One can go further in questioning the utility of the
teachings in Avot concerning happiness, since there are a number of unstated
assumptions that underpin the notion of true happiness being the feeling of being
happy with one’s lot. For example:
If I want something that I do not have, I am discontented.
If I want something and God does not provide for me to
obtain it, I am criticizing God’s assessment of what I am entitled to have and
therefore implicitly consider Him unfair.
My being happy is a conscious choice, an exercise of my free
will.
My lot consists of what I have or can access for myself, and
not what I should have or need to have—but do not.
These assumptions, like the notion that one should be happy
with one’s lot, are important because they play out in a person’s behaviour and
response to factors that go beyond personal contentment. They therefore affect middot,
norms of behaviour, and are not absolutes. This means that, while we can
cheerfully endorse the idea that it is good to be content with one’s lot, we
can drill it full of exceptions. Thus we can recite all 13 of the bakashot,
the requests that form the heart of the weekday tefillah, without fear. We can seek
to make provision for the needs of our family and, to a lesser extent, our
wider community even if, in doing so, we make demands for things that we do not
want.
Rabbinical thought does not challenge these teachings of
Avot, but it does examine them in a variety of ways that make them less
sententious and more appealing. Thus, for example, the Ben Ish Chai (cited in Mima’ayanot
Netzach) explains that the “lot” (chelek in Hebrew) with which a person
is happy is the chelek of his assets that he allocates to the benefit of
the poor. He can rejoice in the fact that, by giving away this portion, he
increases his own portion in the world to come.

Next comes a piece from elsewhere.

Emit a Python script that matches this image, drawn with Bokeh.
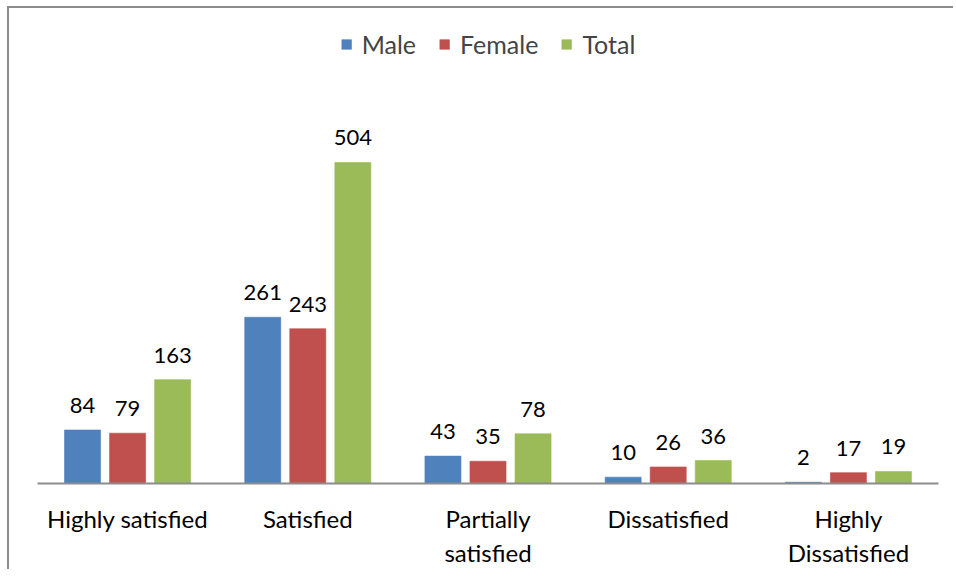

I would like to suggest that there is a practical use for
the concept of being happy with one’s lot.
In our lives we inevitably find there are things we don’t
have but would wish to acquire, as well as, less often, things we do have but
which we neither need nor want. Why not
use the criterion of happiness with one’s lot as a sort of yardstick by which
to measure our position regarding what we do and don’t want. When contemplating whether to acquire or
indeed pray for something, we should ask: “can I honestly say that it will make
me happier?” Likewise, when retaining or
hoarding something, or dealing with another person’s requests that are made of
us, we should ask: “can I honestly say that the loss of this article or acceding
to this request will make me less happy?” This mental audit of our wish lists
may not bring us to a state of permanently radiant happiness, but it will force
us to confront the question of how much our happiness means to us in material,
social, emotional and intellectual terms.